Modern British & Irish Art

A Defining Portrait: Henry Lamb’s Study for Lytton Strachey

By Sotheby's

H enry Lamb’s portrait, Lytton Strachey, in the collection of the Tate, London, is arguably the Artist’s most important and famous painting. A Cambridge graduate, Strachey was a core member of the Bloomsbury group, going on to publish the widely-acclaimed Eminent Victorians in 1918, and in this painting Lamb captures his friend in a languid and relaxed pose, looking every inch the intellectual.  Lamb did a number of studies of Strachey over several years, first sketching him in 1908, prompting him to write: ‘I should very much like to make a more adequate presentation of you than that sketch… your posing is exemplary’ (Henry Lamb, quoted in Henry Lamb (exh. cat.), Manchester City Art Gallery, 1984, p.38).


HENRY LAMB, STUDY FOR LYTTON STRACHEYESTIMATE £40,000-60,000. MODERN & POST-WAR BRITISH ART, 21 NOVEMBER 2017

The present work, Study for Lytton Strachey, is a remarkably full and complete study for this painting, containing all the elements of the finished work, including the chair and hat which replaced the pot and brushes of an earlier painting, which he later painted over. It also notably features the figures of Dr Arnold and Florence Nightingale – two of the four subjects of Strachey’s Eminent Victorians – seen in the Vale of Health in Hampstead, which Lamb painted into the work in the Tate following the book’s publication in 1918.

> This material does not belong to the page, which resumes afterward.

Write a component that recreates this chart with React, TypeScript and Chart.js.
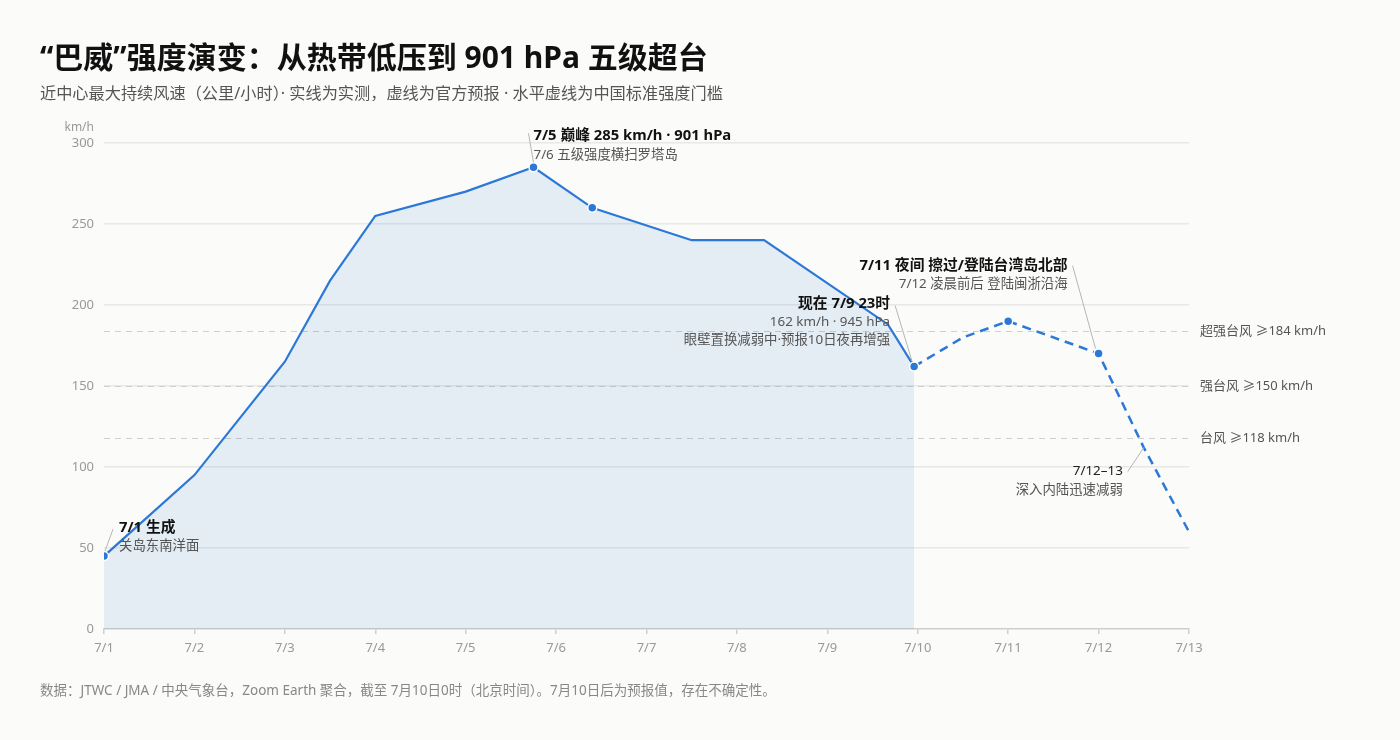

In earlier studies, Strachey is pictured with a pince-nez, short hair and moustache, looking very different and more youthful compared to the present work. He grew a magnificent chestnut beard, and was inspired by meeting Augustus John, whom he was introduced to by Lamb whilst they were staying in Dorset, to wear earrings and grow his hair even longer. Strachey wrote to his mother on 9th May 1911: ‘The chief news is that I have grown a beard! Its colour is very much admired, and it is generally considered extremely effective, though some ill-bred persons have been observed to laugh. It is a red-brown of the most approved tint, and makes me look like a French decadent poet - or something equally distinguished…’ (Lytton Strachey, quoted in Paul Levy (ed.), The Letters of Lytton Strachey, Viking, London, 2005).

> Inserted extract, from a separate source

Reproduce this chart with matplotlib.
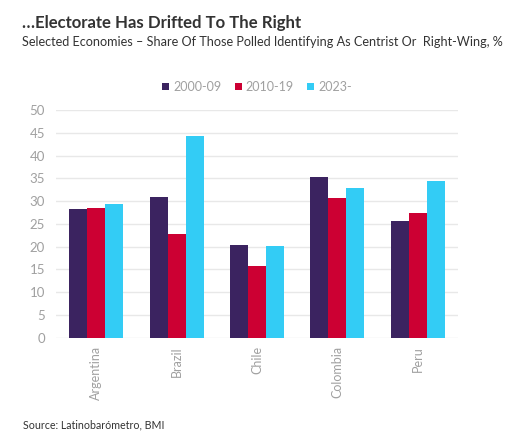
import numpy as np
import matplotlib.pyplot as plt

plt.rcParams['font.family'] = ['Lato', 'DejaVu Sans']

countries = ["Argentina", "Brazil", "Chile", "Colombia", "Peru"]
periods = ["2000-09", "2010-19", "2023-"]
v_2000 = [28.3, 31.0, 20.4, 35.3, 25.6]
v_2010 = [28.4, 22.7, 15.7, 30.6, 27.3]
v_2023 = [29.4, 44.4, 20.2, 32.9, 34.5]
colors = ["#3b2360", "#cc0033", "#33ccf5"]

fig = plt.figure(figsize=(5.14, 4.34), dpi=100)
ax = fig.add_axes([0.109, 0.222, 0.782, 0.5245])

x = np.arange(len(countries))
w = 0.224
for i, (vals, lab) in enumerate(zip([v_2000, v_2010, v_2023], periods)):
    ax.bar(x + (i - 1) * w, vals, width=w, color=colors[i], label=lab, zorder=3)

ax.set_ylim(0, 50)
ax.set_xlim(-0.5, len(countries) - 0.5)
ax.set_yticks(range(0, 51, 5))
ax.grid(axis='y', color='#e8e8e8', linewidth=1, zorder=0)
for s in ax.spines.values():
    s.set_visible(False)
ax.tick_params(axis='y', length=0, labelsize=9.5, labelcolor='#a0a0a0', pad=8)
ax.tick_params(axis='x', length=0, labelsize=9, labelcolor='#a0a0a0', pad=6)
ax.set_xticks(x)
ax.set_xticklabels(countries, rotation=90, va='top')

fig.text(0.043, 0.935, "…Electorate Has Drifted To The Right", fontsize=12.1,
         fontweight='bold', color='#333333', va='baseline')
fig.text(0.043, 0.893, "Selected Economies – Share Of Those Polled Identifying As Centrist Or  Right-Wing, %",
         fontsize=9.1, color='#333333', va='baseline')
fig.legend(loc='center', bbox_to_anchor=(0.5, 0.8), ncol=3, frameon=False,
           fontsize=9, labelcolor='#a0a0a0', handlelength=0.55, handleheight=0.55,
           handletextpad=0.3, columnspacing=1.1)
fig.text(0.045, 0.013, "Source: Latinobarómetro, BMI", fontsize=7.7, color='#333333')

fig.savefig("out.png", dpi=100)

HENRY LAMB, STUDY FOR PORTRAIT OF LYTTON STRACHEY, SOLD IN THESE ROOMS, BOWIE/COLLECTOR, 10TH NOVEMBER 2016 FOR £100,000. ©THE ESTATE OF HENRY LAMB

A number of other studies of Strachey are in the collections of major museums, including the Metropolitan Museum of Art, New York, the Victoria & Albert Museum, London, and the Fitzwilliam Museum, Cambridge. A study for the portrait was sold in these rooms in the Bowie/Collector sale, 10th November 2016 for £100,000, whilst a further study, in red chalk, was sold in these rooms in June of this year, for £40,000.

Henry Lamb is to be the focus of a major retrospective at Salisbury Museum in 2018, scheduled to travel to Poole in 2019.